Here’s one by Maricar Estrella Hastings, another former S-T designer/editor, starting with a famous quotation:
“The best portion of a good man’s life is his little, nameless, unremembered acts of kindness and of love.” — William Wordsworth
“What I remember most about Doug is his kindness. When I came to the Star-Telegram six years ago, he was one of the first people to say hello. He made me feel comfortable. He never raised his voice even in stressful times, and he was always willing to help me even if it wasn’t his responsibility. I could always count on him to teach me about an animal I didn’t know about or a sport I wasn’t familiar with. I don’t have one memory of Doug; I have lots of small ones, and I will always be grateful for those.”
And here’s a touching remembrance from the late Paul Cline Jr., former S-T copy editor and one of our golf buddies, who also died all too young at age 54 in 2013 and was previously married to my dear friend and S-T and DMN colleague Sandy Guerra-Cline:
“Doug always shared animal-related magazines, Web sites and other information with my three children, who have grown up admiring Doug and enjoying his safari stories and other animal knowledge, along with the “neat” photos, toys, noisemakers and other stuff in and on his desk.
“Doug was a role model not only for my children, but for his peers as well. Whether it was his concentration and diligence on deadline in the newsroom or his honesty and sportsmanship on the golf course, Doug stood as an example of integrity for all around him.
“I hope that right now he’s playing an immaculate, beautiful, environment-friendly golf course through a cool green valley near a gentle blue sea, with the wildlife he loved so much lining the fairways, serving as his gallery.
“I’ll always think of Doug when I’m in a newsroom, on a golf course or at a zoo.
“I’m thankful for the nine years I knew Doug — but I wish there had been many more.”
There were so many more poignant tributes and stories in those two pages. We all have our lasting memories of Doug stored in our hearts and thoughts, which flow toward him often.
All I know is, no kinder person have I ever known. Even though my life is filled with wonderful people, there will always be a void because Douglas Allen Brown isn’t in it anymore.

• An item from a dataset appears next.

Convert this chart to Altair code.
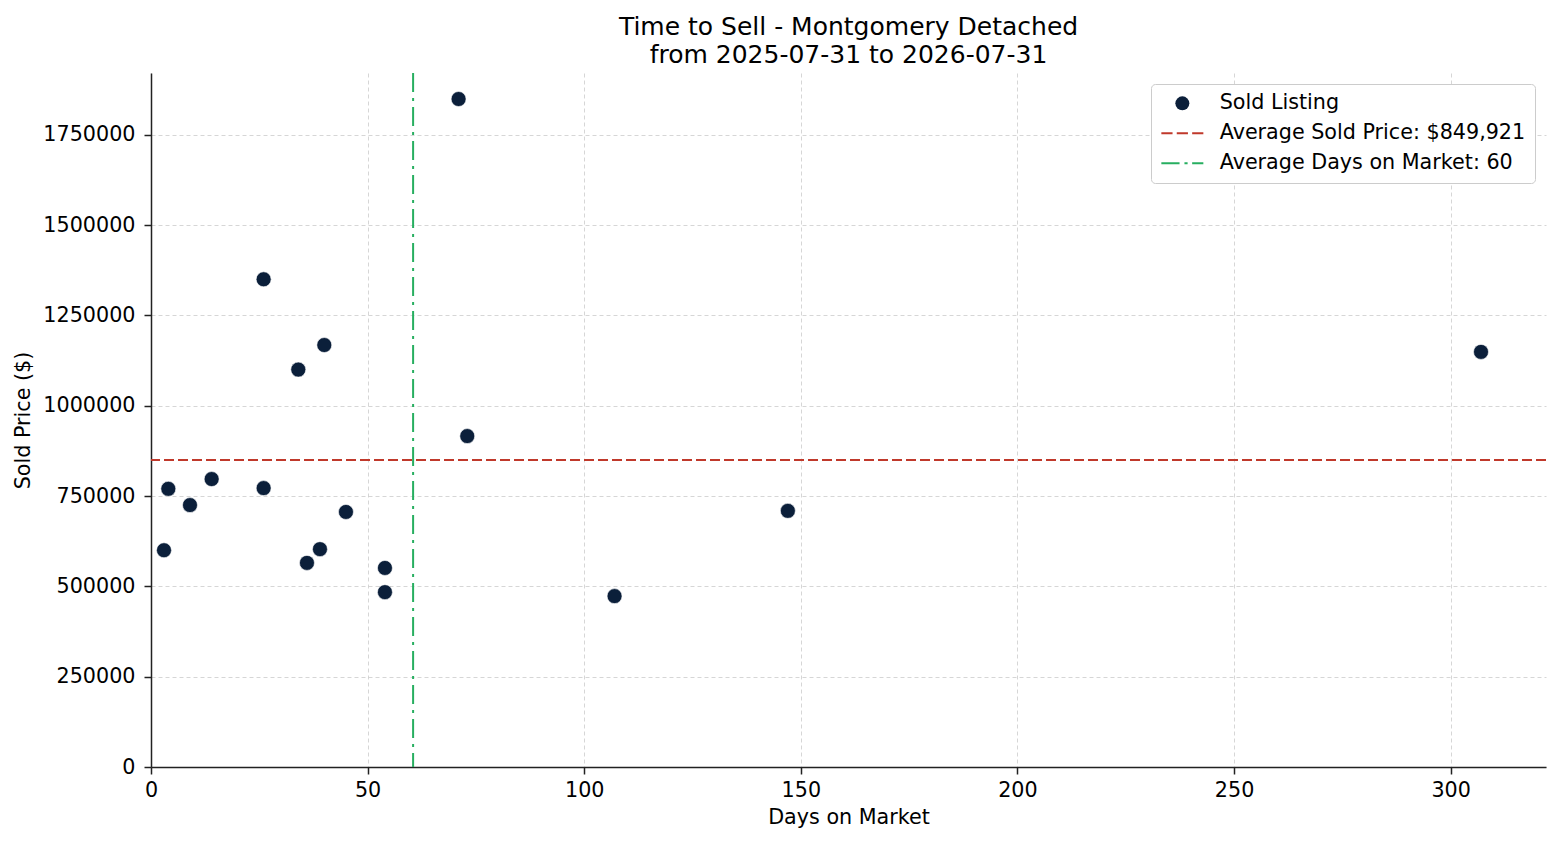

(FYI, the 3 other ladies I’m tagging in this post are Doug’s big sisters, Doris, Eileen and Yvonne, who dearly loved their baby brother. On the day Doug passed away, it was Eileen’s birthday, and it saddens me that she’ll always be reminded of that on her special day. But I’m sure she has made it a day to celebrate both her amazing brother’s life and her own. Happy birthday, Eileen! 🤗)
2 thoughts on “No matter how many years pass, we’ll never stop missing this best man”
Such a lovely tribute. Sent from my iPhone
Many thanks, John. Hope you’re well. That was a crazy World Series that just wrapped up in our city of Arlington. We were rooting for the Rays after they knocked out my cheating (ahem) Astros. Cash should never have taken out Snell. Analytics, schmanalytics.